Sukses

Arsitek dari Dalam dan Luar Negeri Wisata Arsitektur di Banyuwangi

Arsitek RI dan luar negeri antusias ikuti wisata arsitektur Banyuwangi.

Liputan6.com, Banyuwangi Sejumlah arsitek dari dalam dan luar negeri melakukan wisata arsitektur di Banyuwangi. Rombongan terdiri dari 15 arsitek yang berasal dari berbagai daerah, antara lain Kuala Lumpur, Jakarta, Surabaya, dan Bandung.

Kedatangan para arsitek dalam dan luar negeri itu diinisiasi oleh Archinesia, sebuah penerbitan ternama khusus arsitektur.
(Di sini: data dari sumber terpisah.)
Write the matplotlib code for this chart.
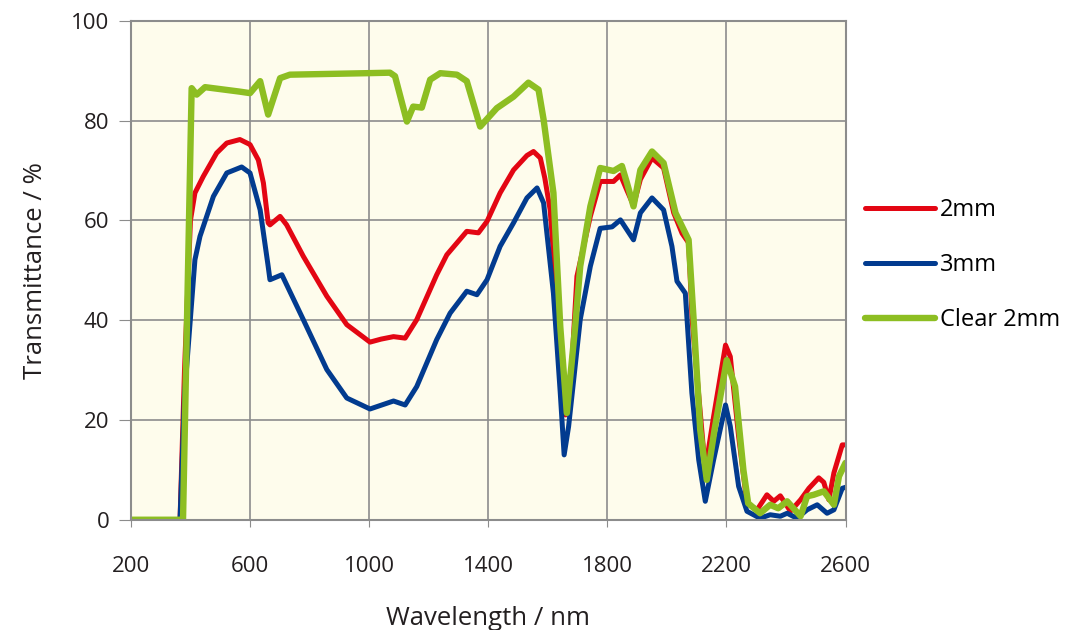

Selama tiga hari (7-9 Februari) para arsitek ini mengunjungi berbagai tempat ikonik Banyuwangi. 

Para arsitek itu tertarik untuk mengetahui berbagai ruang publik di Banyuwangi yang dibangun dengan melibatkan sejumlah arsitek kondang, seperti Andra Matin, Adi Purnomo, Yori Antar, dan Budi Pradono. Lokasi yang dikunjungi antara lain Bandara Banyuwangi, Pendopo Kabupaten, Ruang Terbuka Hijau Sayu Wiwit, penginapan atlet, Grand Watu Dodol, dan Kantor Pemerintah Kabupaten Banyuwangi.

Keterlibatan arsitek di Banyuwangi memang terekam jelas, contohnya seperti bangunan Pendopo dan Taman Blambangan yang dirancang Adi Purnomo. Adapun Andra Matin adalah arsitek dari Bandara Banyuwangi, Terminal Pariwisata Terpadu, dan RTH Taman Sayuwiwit. Sementara itu, Yori Antar mendesain ruang terbuka hijau Kedayunan dan rest area di Ijen. Budi Prodono mendesain Stadion Diponegoro dan Lapangan Atletik GOR Tawangalun.

“Selamat datang di Banyuwangi. Kami di sini mengajak sejumlah arsitek untuk berkolaborasi membangun daerah, untuk mengoptimalkan fungsi produk infrastruktur, baik secara fisik maupun non-fisiknya,” ujar Bupati Banyuwangi, Abdullah Azwar Anas.

Menurut Anas, pendekatan arsitektur yang berkonsep sangat penting untuk memastikan ruang publik yang dibangun dengan dana rakyat bisa berfungsi optimal.

“Bangunan harus bagus dari aspek teknis, tapi fungsinya juga harus bermanfaat bagi masyarakat. Tidak semata-mata bangunan dalam arti fisik semata, tapi juga menjadi ruang berinteraksi, membangun keakraban, dan sebagainya,” ucap bupati yang pernah mendapat penghargaan dari Ikatan Arsitek Indonesia (IAI) tersebut.

 

Sebagai informasi, Banyuwangi mewajibkan bangunan baru berskala besar untuk memasukkan unsur budaya lokal dalam arsitekturnya, seperti hotel hingga gedung perkantoran.

”Ini upaya menitipkan kebudayaan kami agar lestari. Maka di Banyuwangi kita bisa melihat hotel berbintang memasukkan batik bermotif Gajah Oling dalam arsitekturnya dan sebagainya,” kata Anas. 

Sementara itu, Chief Editor Archinesia, Imelda Akmal, mengatakan bahwa tur arsitektur ini dilakukan sebagai ajang saling mencari inspirasi. Banyuwangi dinilai layak dikunjungi karena perkembangan yang pesat dalam beberapa tahun terakhir diiringi dengan keterlibatan arsitek.

“Biasanya kami tur ke negara lain, namun di awal tahun ini secara khusus kami ajak ke Banyuwangi dan banyak yang berminat ikut. Mereka tertarik karena banyak arsitek nasional yang terlibat di sini,” ujarnya.

Imelda mengakui, selama ini jarang sekali arsitek dilibatkan dalam pembangunan daerah. Selain juga dari faktor arsitek sendiri yang kerap enggan berurusan dengan urusan birokrasi.

“Tapi kami melihat di sini berbeda, justru bisa menjembatani masalah tersebut. Banyuwangi bisa mewujudkan bangunan sesuai desain yang diinginkan arsitek. Tak heran, banyak arsitek yang terlibat pembangunan di sini jadi happy. Padahal, arsitek yang terlibat di Banyuwangi masuk jajaran Top 10 di Indonesia,” ucapnya.

Sementara itu, salah satu peserta tur dari Kuala Lumpur, Malaysia Mustofa Kamal, mengaku kagum dengan berbagai desain arsitektur yang ditemui Banyuwangi.

“Sangat unik. Memiliki banyak karakteristik tradisional namun tetap modern,” kata dia.